- RECORDS FOR THE TASK

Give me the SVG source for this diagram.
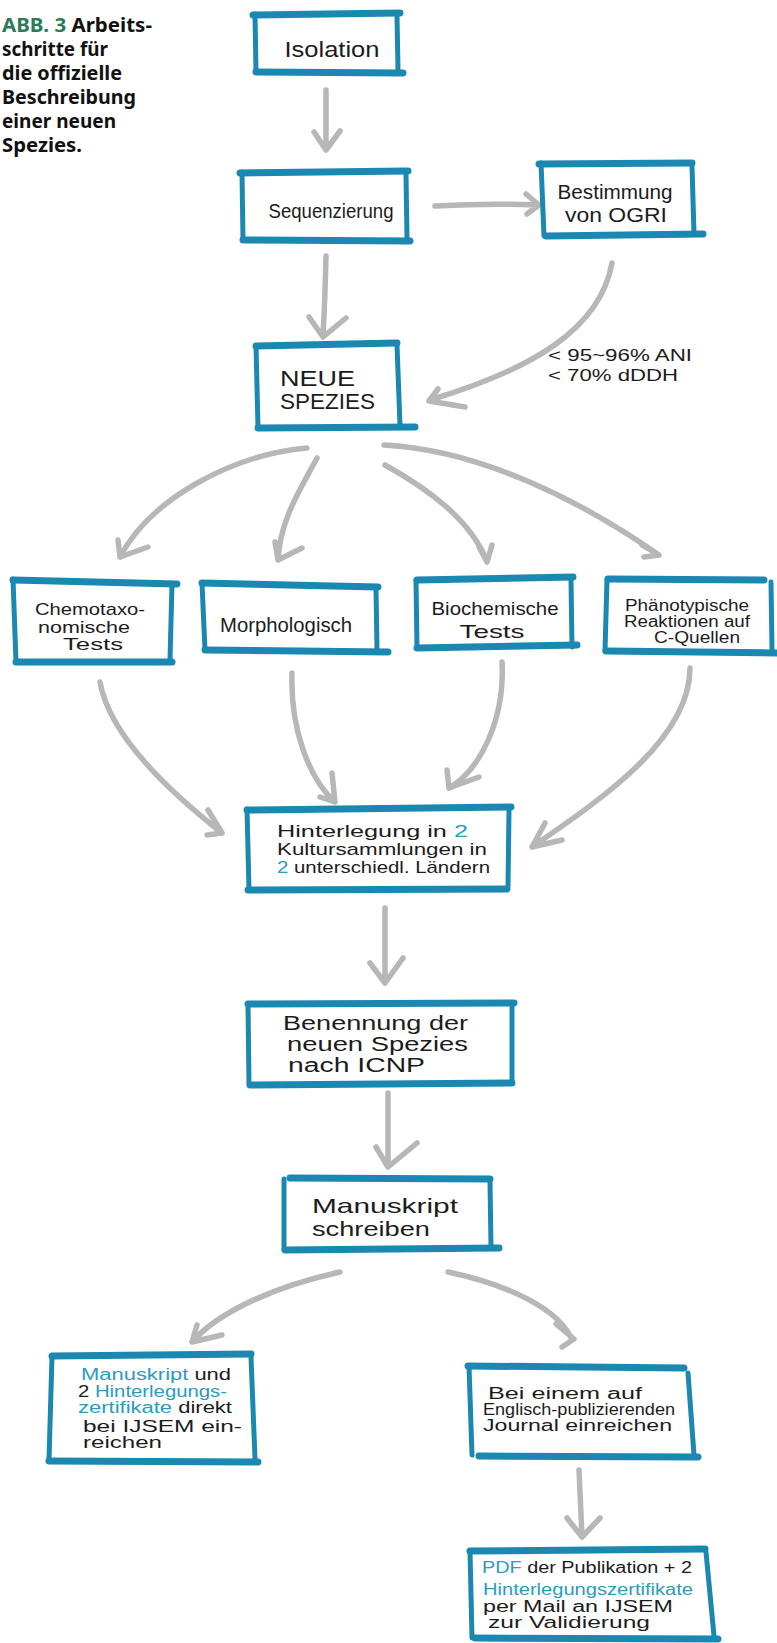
<svg xmlns="http://www.w3.org/2000/svg" width="777" height="1643" viewBox="0 0 777 1643">
<style>
.bx path{fill:none;stroke:#1b88b1;stroke-linecap:round;stroke-linejoin:round}
.bx .h{stroke-width:7}
.bx .v{stroke-width:5}
.t{font-family:"Liberation Sans",Arial,sans-serif;fill:#1c1c1c}
.b{fill:#2a9cc0}
.ttl{font-family:"Noto Sans","Liberation Sans",sans-serif;font-weight:bold;font-size:20px;fill:#111}
.g{fill:#2b7b57}
.cn path{fill:none;stroke:#b7b7b7;stroke-width:5.5;stroke-linecap:round;stroke-linejoin:round}
</style>
<rect width="777" height="1643" fill="#fff"/>
<g id="title">
<text class="ttl" x="2" y="32" textLength="150" lengthAdjust="spacingAndGlyphs"><tspan class="g">ABB. 3</tspan>  Arbeits-</text>
<text class="ttl" x="2" y="56" textLength="106" lengthAdjust="spacingAndGlyphs">schritte für</text>
<text class="ttl" x="2" y="80" textLength="120" lengthAdjust="spacingAndGlyphs">die offizielle</text>
<text class="ttl" x="2" y="104" textLength="134" lengthAdjust="spacingAndGlyphs">Beschreibung</text>
<text class="ttl" x="2" y="128" textLength="114" lengthAdjust="spacingAndGlyphs">einer neuen</text>
<text class="ttl" x="2" y="152" textLength="80" lengthAdjust="spacingAndGlyphs">Spezies.</text>
</g>
<g id="connectors" class="cn">
<path d="M326 90 L326 150 M314 132 L326 150 L340 131"/>
<path d="M435 206 Q490 203 538 205 M526 194 L539 205 L527 214"/>
<path d="M326 256 Q325 300 323 336 M309 317 L323 337 L346 318"/>
<path d="M612 263 C600 330 530 370 430 400 M438 389 L429 401 L465 407"/>
<path d="M307 448 C230 455 150 500 120 557 M118 540 L120 557 L148 547"/>
<path d="M317 458 C300 490 280 520 278 560 M275 542 L278 560 L302 548"/>
<path d="M385 465 C430 490 470 520 487 561 M479 547 L487 562 L492 545"/>
<path d="M384 445 C480 450 580 500 659 555 M642 545 L659 555 L644 557"/>
<path d="M100 682 C110 740 180 800 222 833 M208 810 L222 833 L207 835"/>
<path d="M292 673 C290 730 310 780 335 802 M332 773 L335 802 L320 797"/>
<path d="M502 662 C505 720 480 770 449 788 M447 770 L449 788 L479 777"/>
<path d="M690 668 C690 740 600 800 532 847 M545 823 L532 847 L562 840"/>
<path d="M385 908 L385 983 M370 963 L385 983 L403 958"/>
<path d="M388 1093 L388 1167 M376 1147 L388 1167 L417 1143"/>
<path d="M340 1272 C280 1285 220 1310 192 1342 M197 1325 L192 1342 L222 1335"/>
<path d="M448 1272 C510 1285 560 1310 572 1340 M556 1324 L574 1339 L562 1347"/>
<path d="M579 1470 L582 1537 M567 1518 L582 1537 L600 1518"/>
</g>
<g id="isolation" class="bx">
<path class="h" d="M253 15 L400 13"/><path class="v" d="M397 16 L398 70"/><path class="h" d="M256 72 L403 73"/><path class="v" d="M255 14 L256 72"/>
<text class="t" x="332" y="57" font-size="22" text-anchor="middle" textLength="95" lengthAdjust="spacingAndGlyphs">Isolation</text>
</g>
<g id="sequenzierung" class="bx">
<path class="h" d="M240 173 L408 171"/><path class="v" d="M406 175 L407 238"/><path class="h" d="M243 240 L410 241"/><path class="v" d="M242 172 L243 240"/>
<text class="t" x="331" y="218" font-size="21" text-anchor="middle" textLength="125" lengthAdjust="spacingAndGlyphs">Sequenzierung</text>
</g>
<g id="bestimmung" class="bx">
<path class="h" d="M539 164 L692 163"/><path class="v" d="M692 166 L694 234"/><path class="h" d="M546 236 L703 234"/><path class="v" d="M541 163 L544 236"/>
<text class="t" x="615" y="199" font-size="20" text-anchor="middle" textLength="115" lengthAdjust="spacingAndGlyphs">Bestimmung</text>
<text class="t" x="616" y="222" font-size="20" text-anchor="middle" textLength="102" lengthAdjust="spacingAndGlyphs">von OGRI</text>
</g>
<g id="neue-spezies" class="bx">
<path class="h" d="M256 346 L397 343"/><path class="v" d="M397 345 L400 425"/><path class="h" d="M258 428 L415 427"/><path class="v" d="M256 346 L258 428"/>
<text class="t" x="280" y="386" font-size="22" textLength="75" lengthAdjust="spacingAndGlyphs">NEUE</text>
<text class="t" x="280" y="409" font-size="22" textLength="95" lengthAdjust="spacingAndGlyphs">SPEZIES</text>
</g>
<g id="label-ani">
<text class="t" x="548" y="361" font-size="17" textLength="144" lengthAdjust="spacingAndGlyphs">&lt; 95~96% ANI</text>
<text class="t" x="548" y="381" font-size="17" textLength="130" lengthAdjust="spacingAndGlyphs">&lt; 70% dDDH</text>
</g>
<g id="chemotaxonomische" class="bx">
<path class="h" d="M13 580 L177 584"/><path class="v" d="M172 584 L170 660"/><path class="h" d="M16 662 L172 662"/><path class="v" d="M13 579 L16 662"/>
<text class="t" x="90" y="615" font-size="17" text-anchor="middle" textLength="110" lengthAdjust="spacingAndGlyphs">Chemotaxo-</text>
<text class="t" x="84" y="633" font-size="17" text-anchor="middle" textLength="92" lengthAdjust="spacingAndGlyphs">nomische</text>
<text class="t" x="93" y="650" font-size="17" text-anchor="middle" textLength="60" lengthAdjust="spacingAndGlyphs">Tests</text>
</g>
<g id="morphologisch" class="bx">
<path class="h" d="M202 583 L378 587"/><path class="v" d="M376 588 L377 650"/><path class="h" d="M205 650 L388 652"/><path class="v" d="M202 583 L205 650"/>
<text class="t" x="286" y="632" font-size="20" text-anchor="middle" textLength="132" lengthAdjust="spacingAndGlyphs">Morphologisch</text>
</g>
<g id="biochemische" class="bx">
<path class="h" d="M417 580 L573 577"/><path class="v" d="M571 580 L572 647"/><path class="h" d="M417 648 L577 645"/><path class="v" d="M416 580 L417 648"/>
<text class="t" x="495" y="615" font-size="19" text-anchor="middle" textLength="127" lengthAdjust="spacingAndGlyphs">Biochemische</text>
<text class="t" x="492" y="638" font-size="19" text-anchor="middle" textLength="65" lengthAdjust="spacingAndGlyphs">Tests</text>
</g>
<g id="phaenotypische" class="bx">
<path class="h" d="M608 579 L764 580"/><path class="v" d="M771 582 L772 650"/><path class="h" d="M606 651 L776 653"/><path class="v" d="M607 579 L605 651"/>
<text class="t" x="687" y="611" font-size="16" text-anchor="middle" textLength="124" lengthAdjust="spacingAndGlyphs">Phänotypische</text>
<text class="t" x="687" y="627" font-size="16" text-anchor="middle" textLength="126" lengthAdjust="spacingAndGlyphs">Reaktionen auf</text>
<text class="t" x="697" y="643" font-size="16" text-anchor="middle" textLength="86" lengthAdjust="spacingAndGlyphs">C-Quellen</text>
</g>
<g id="hinterlegung" class="bx">
<path class="h" d="M247 810 L511 807"/><path class="v" d="M509 810 L508 887"/><path class="h" d="M248 890 L507 889"/><path class="v" d="M247 809 L249 890"/>
<text class="t" x="277" y="837" font-size="17" textLength="191" lengthAdjust="spacingAndGlyphs">Hinterlegung in <tspan class="b">2</tspan></text>
<text class="t" x="277" y="855" font-size="17" textLength="210" lengthAdjust="spacingAndGlyphs">Kultursammlungen in</text>
<text class="t" x="277" y="873" font-size="17" textLength="213" lengthAdjust="spacingAndGlyphs"><tspan class="b">2</tspan>  unterschiedl. Ländern</text>
</g>
<g id="benennung" class="bx">
<path class="h" d="M248 1004 L514 1003"/><path class="v" d="M512 1006 L512 1082"/><path class="h" d="M250 1085 L512 1083"/><path class="v" d="M248 1004 L249 1084"/>
<text class="t" x="283" y="1030" font-size="20" textLength="185" lengthAdjust="spacingAndGlyphs">Benennung der</text>
<text class="t" x="287" y="1051" font-size="20" textLength="181" lengthAdjust="spacingAndGlyphs">neuen Spezies</text>
<text class="t" x="288" y="1072" font-size="20" textLength="137" lengthAdjust="spacingAndGlyphs">nach ICNP</text>
</g>
<g id="manuskript" class="bx">
<path class="h" d="M290 1178 L490 1179"/><path class="v" d="M490 1181 L491 1247"/><path class="h" d="M285 1250 L499 1248"/><path class="v" d="M284 1179 L284 1250"/>
<text class="t" x="312" y="1213" font-size="21" textLength="146" lengthAdjust="spacingAndGlyphs">Manuskript</text>
<text class="t" x="312" y="1236" font-size="21" textLength="118" lengthAdjust="spacingAndGlyphs">schreiben</text>
</g>
<g id="direkt-einreichen" class="bx">
<path class="h" d="M52 1356 L251 1354"/><path class="v" d="M251 1357 L255 1459"/><path class="h" d="M49 1461 L258 1462"/><path class="v" d="M52 1356 L49 1460"/>
<text class="t" x="81" y="1380" font-size="16" textLength="150" lengthAdjust="spacingAndGlyphs"><tspan class="b">Manuskript</tspan> und</text>
<text class="t" x="78" y="1397" font-size="16" textLength="149" lengthAdjust="spacingAndGlyphs">2 <tspan class="b">Hinterlegungs-</tspan></text>
<text class="t" x="78" y="1413" font-size="16" textLength="154" lengthAdjust="spacingAndGlyphs"><tspan class="b">zertifikate</tspan> direkt</text>
<text class="t" x="83" y="1432" font-size="16" textLength="159" lengthAdjust="spacingAndGlyphs">bei IJSEM ein-</text>
<text class="t" x="83" y="1448" font-size="16" textLength="79" lengthAdjust="spacingAndGlyphs">reichen</text>
</g>
<g id="journal-einreichen" class="bx">
<path class="h" d="M468 1366 L684 1368"/><path class="v" d="M688 1373 L694 1455"/><path class="h" d="M479 1456 L698 1457"/><path class="v" d="M469 1366 L472 1455"/>
<text class="t" x="488" y="1399" font-size="16" textLength="154" lengthAdjust="spacingAndGlyphs">Bei einem auf</text>
<text class="t" x="483" y="1415" font-size="16" textLength="192" lengthAdjust="spacingAndGlyphs">Englisch-publizierenden</text>
<text class="t" x="483" y="1431" font-size="16" textLength="189" lengthAdjust="spacingAndGlyphs">Journal einreichen</text>
</g>
<g id="pdf-validierung" class="bx">
<path class="h" d="M470 1551 L705 1549"/><path class="v" d="M706 1552 L714 1636"/><path class="h" d="M475 1638 L718 1639"/><path class="v" d="M470 1551 L472 1638"/>
<text class="t" x="482" y="1573" font-size="16" textLength="210" lengthAdjust="spacingAndGlyphs"><tspan class="b">PDF</tspan> der Publikation + 2</text>
<text class="t b" x="483" y="1595" font-size="16" textLength="210" lengthAdjust="spacingAndGlyphs">Hinterlegungszertifikate</text>
<text class="t" x="483" y="1612" font-size="16" textLength="190" lengthAdjust="spacingAndGlyphs">per Mail an IJSEM</text>
<text class="t" x="488" y="1628" font-size="16" textLength="162" lengthAdjust="spacingAndGlyphs">zur Validierung</text>
</g>
</svg>
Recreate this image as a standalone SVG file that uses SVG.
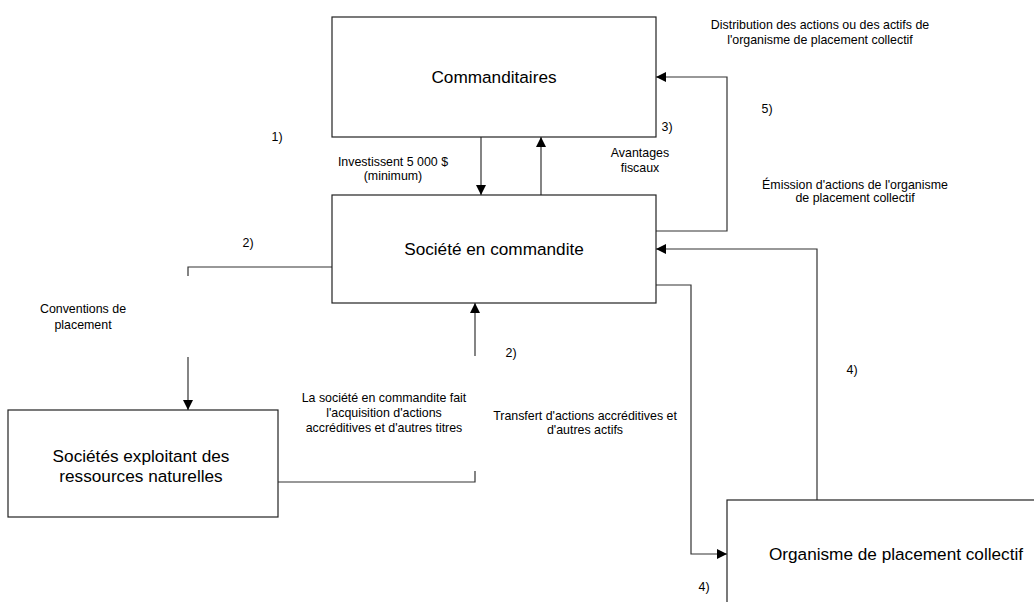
<svg xmlns="http://www.w3.org/2000/svg" width="1034" height="602" viewBox="0 0 1034 602">
<style>
.box{fill:#fff;stroke:#222;stroke-width:1.2}
.nt{font-family:"Liberation Sans",Arial,sans-serif;font-size:17.2px;fill:#000;text-anchor:middle}
.lb{font-family:"Liberation Sans",Arial,sans-serif;font-size:12.4px;fill:#000;text-anchor:middle}
.ln{fill:none;stroke:#333;stroke-width:1.2}
</style>
<defs>
<marker id="ah" viewBox="0 0 10 10" refX="10" refY="5" markerWidth="10" markerHeight="10" markerUnits="userSpaceOnUse" orient="auto">
<path d="M0,0 L10,5 L0,10 z" fill="#000"/>
</marker>
</defs>
<rect width="1034" height="602" fill="#fff"/>
<g id="connectors">
<path class="ln" d="M481,137 V195" marker-end="url(#ah)"/>
<path class="ln" d="M541,197 V137" marker-end="url(#ah)"/>
<path class="ln" d="M656,231 H727 V77 H656" marker-end="url(#ah)"/>
<path class="ln" d="M817,500 V249 H656" marker-end="url(#ah)"/>
<path class="ln" d="M656,285 H691 V554 H727" marker-end="url(#ah)"/>
<path class="ln" d="M332,267 H188 V276"/>
<path class="ln" d="M188,357 V410" marker-end="url(#ah)"/>
<path class="ln" d="M278,482 H475 V471"/>
<path class="ln" d="M475,356 V303" marker-end="url(#ah)"/>
</g>
<g id="commanditaires">
<rect class="box" x="332" y="17" width="324" height="120"/>
<text class="nt" x="494" y="83">Commanditaires</text>
</g>
<g id="societe-commandite">
<rect class="box" x="332" y="195" width="324" height="108"/>
<text class="nt" x="494" y="255">Société en commandite</text>
</g>
<g id="societes-ressources">
<rect class="box" x="8" y="410" width="270" height="107"/>
<text class="nt" x="141" y="462">Sociétés exploitant des</text>
<text class="nt" x="141" y="482">ressources naturelles</text>
</g>
<g id="organisme">
<rect class="box" x="727" y="500" width="320" height="120"/>
<text class="nt" x="896" y="560">Organisme de placement collectif</text>
</g>
<g id="labels">
<text class="lb" x="277" y="141">1)</text>
<text class="lb" x="393" y="166">Investissent 5 000 $</text>
<text class="lb" x="393" y="180">(minimum)</text>
<text class="lb" x="667" y="131">3)</text>
<text class="lb" x="640" y="157">Avantages</text>
<text class="lb" x="640" y="172">fiscaux</text>
<text class="lb" x="820" y="29">Distribution des actions ou des actifs de</text>
<text class="lb" x="820" y="43.5">l'organisme de placement collectif</text>
<text class="lb" x="767" y="113">5)</text>
<text class="lb" x="855" y="188.5">Émission d'actions de l'organisme</text>
<text class="lb" x="855" y="202">de placement collectif</text>
<text class="lb" x="852" y="374">4)</text>
<text class="lb" x="704" y="591">4)</text>
<text class="lb" x="585" y="420">Transfert d'actions accréditives et</text>
<text class="lb" x="585" y="434">d'autres actifs</text>
<text class="lb" x="248" y="247">2)</text>
<text class="lb" x="83" y="313">Conventions de</text>
<text class="lb" x="83" y="329">placement</text>
<text class="lb" x="511" y="357">2)</text>
<text class="lb" x="384" y="402">La société en commandite fait</text>
<text class="lb" x="384" y="417">l'acquisition d'actions</text>
<text class="lb" x="384" y="432">accréditives et d'autres titres</text>
</g>
</svg>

- DIRECTIVE
Pull out every line holding "this" from the records above, and copy it.

- RESPONSE
Give me the SVG source for this diagram.
Recreate this image as a standalone SVG file that uses SVG.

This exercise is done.